Using the triangle inequality:
\displaystyle |f(x)|\le |f(x)-f(x_k)| + |f(x_k)| \lt 1 + |f(x_k)| \le 1 + C.
Since x\in[a,b] was arbitrary, we conclude that
\displaystyle |f(x)|\le C+1 \quad \text{for all } x\in[a,b],
that is, the function f is bounded on [a,b].
Step 6: Existence of maximum and minimum values
We define the set of values taken by the function on the interval:
\displaystyle H=\{f(x)\;|\;x\in[a,b]\}\subset\mathbb{R}.
We already know that H is nonempty (because [a,b] is nonempty) and bounded, so by the supremum axiom there exist real numbers
\displaystyle M=\sup H,\qquad m=\inf H.
Let us prove that M is attained as a value of the function, that is, that there exists x_1\in[a,b] with f(x_1)=M. We proceed by contradiction.
Suppose that f(x) never attains the value M, that is:
\displaystyle (\forall x\in[a,b])\big(f(x)\lt M\big).
Under this assumption, the function
\displaystyle g(x)=\frac{1}{M-f(x)}
is well defined and positive for all x\in[a,b], since by hypothesis M-f(x)\gt 0. Moreover, since f is continuous and M is constant, g is also continuous.

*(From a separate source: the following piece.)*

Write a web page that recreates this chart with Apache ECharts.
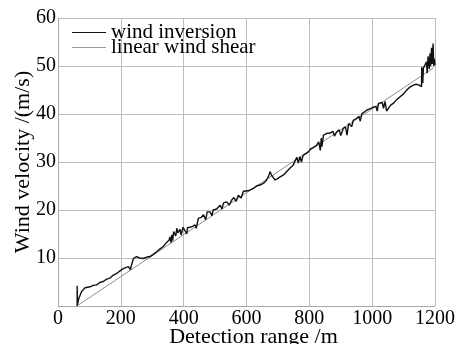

By the first part of the proof, every continuous function on [a,b] is bounded, so there exists a number N\gt 0 such that
\displaystyle (\forall x\in[a,b])\big(g(x)\le N\big).
In particular, for all x\in[a,b] we have
\displaystyle \frac{1}{M-f(x)} = g(x)\le N,
which is equivalent to
\displaystyle M-f(x)\ge \frac{1}{N} \quad\Rightarrow\quad f(x)\le M-\frac{1}{N}.
This means that all values of f(x) on [a,b] are less than or equal to M-\frac{1}{N}. In particular, the supremum of H satisfies
\displaystyle \sup H\le M-\frac{1}{N}\lt M,
which contradicts the definition of M as the supremum of H. Therefore, our initial assumption was false, and there must exist a point x_1\in[a,b] such that
\displaystyle f(x_1)=M.
A completely analogous argument, applied to the infimum m=\inf H (for example, by considering the function h(x)=-f(x)), shows that there exists a point x_2\in[a,b] such that
\displaystyle f(x_2)=m.
Interpretation in terms of compactness and conclusion
We have proved that every continuous function f:[a,b]\to\mathbb{R} is bounded and attains its maximum and minimum values on [a,b]. In the modern language of analysis, this is interpreted by saying that in \mathbb{R}, closed and bounded intervals such as [a,b] are compact sets, and continuous functions map compact sets into compact sets.
In particular, if I is compact and f is continuous on I, then the image f(I) is a compact subset of \mathbb{R}. This guarantees that f(I) is bounded and that it actually attains a maximum and a minimum value, which is precisely the content of the Weierstrass Theorem.